Los empresarios honestos, también están animados por el deseo primario, natural y evidente, que constituye el motor de su actividad: «lograr los réditos necesarios para satisfacer los anhelos que se se derivan de la motivación de su inversión». Es de esperarse, entonces, que todo gira en él alrededor de su negocio y, por tanto, la estabilidad del mismo, como producto de su gestión interna, pero también, del ambiente económico, social, político y cultural dentro del cual desarrolla su actividad; sus mercados y todo aquello que, de alguna manera los afecta.

Por tanto, es de esperarse que el cuidado de este ambiente que le rodea, del cual vive y por el que es afectado, sea materia de preocupación intrínseca a la actividad del empresario honesto. Es en este sentido práctico que, el ansia natural de las empresarios por explorar los mercados, debe conjugarse con el concepto de la sosteniblidad permanente de sus negocios y las comunidades dentro de los cuales se gestan.

Es en este orden de ideas que debemos ver y exigir la responsabilidad de los empresarios. La sostenibilidad de sus negocios dependen del nivel de satisfacción general en que se encuentren los accionistas, los consumidores, los proveedores, los empleados, el Estado y la sociedad que se ve afectada por la actividad empresarial, en cuanto usuaria del bien común que a todos pertenece y requiere mantenerse, modernizarse y desarrollarse de manera permanente.

La «responsabilidad social», entonces, tiene que ver con el cúmulo de intereses en medio de los cuales las empresas desarrollan su labor.

La estrategia de desarrollo empresarial no puede dejar de tener en cuenta todos estos frentes, dentro de un concepto de equilibrio que siempre debe estar marcado por la equidad; una distribución acorde de utilidades que garantice la satisfacción adecuada de los inversionistas, la justa remuneración y capacitación de los empleados que los forme para el desempeño eficiente de las funciones que les corresponden, pero que contribuya a afianzar aquellos valores que, además de dar valor a la empresa, se proyecten a la sociedad, aportando con sus iniciativa y buen ejemplo, a generar valor social, fuente de estabilidad y desarrollo de esa sociedad que, bien empoderada, aportará el terreno fértil para el aseguramiento de su futuro y el de los negocios que dentro de ella se gesten.

Dentro de los valores a promover que den soporte a la estrategia en el largo plazo, está, en primera línea, el de servicio.

Hace mucho que los consumidores han dejado de comprar productos. Ellos compran servicio y, si para lograrlo se requiere el producto, este no tiene sentido si no responde a los deseos de servicios que los clientes demandan y aseguran su satisfacción personal y colectiva. La responsabilidad social del empresario empieza por este punto y se concreta en pocos mandatos determinantes del éxito de la gestión empresarial con «responsabilidad social»:

1. Satisfaga con adecuado y oportuno servicio las necesidades de sus accionistas.
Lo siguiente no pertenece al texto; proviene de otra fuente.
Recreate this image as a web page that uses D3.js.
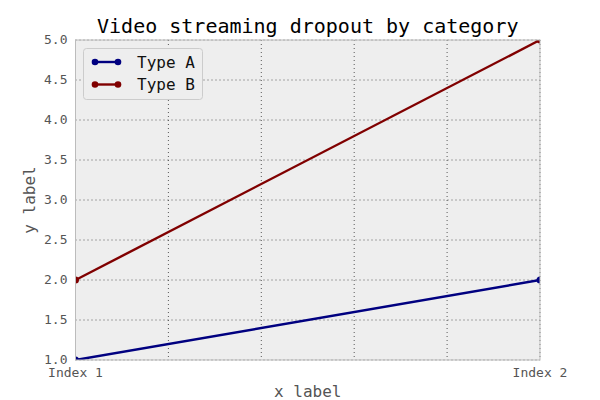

2. Para lograr lo anterior, satisfaga con adecuado y oportuno servicio a sus clientes y, para asegurar esto, mantenga adecuadamente satisfechos a sus empleados y proveedores.
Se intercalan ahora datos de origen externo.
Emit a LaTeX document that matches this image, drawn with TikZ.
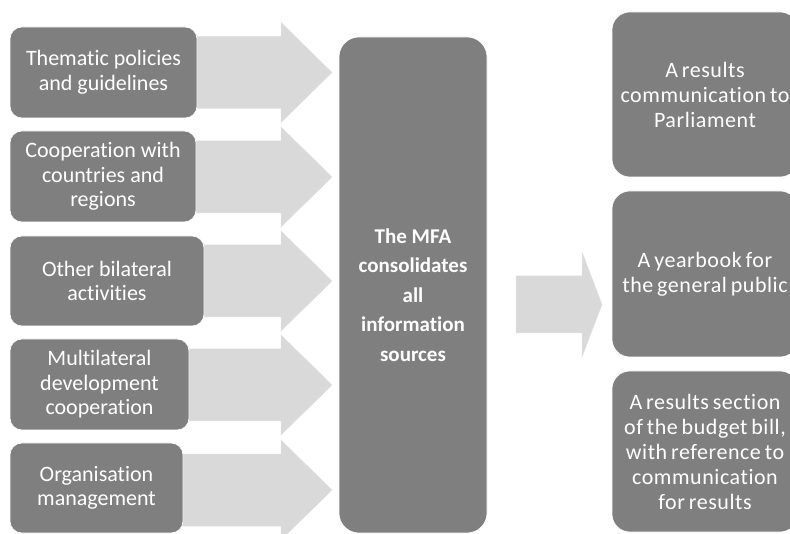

3. Logrado lo anterior, pague sus impuestos de manera responsable y oportuna, con el fin de que el Estado pueda cumplir la función social que le corresponde. Si la sociedad progresa y hay mejor infraestructura, todos tendremos un mercado más amplio y nuevas oportunidades de desarrollo y crecimiento. De no ser así, estaremos condenados a seguir inmersos en el fango de corrupción y violencia que nos asfixia.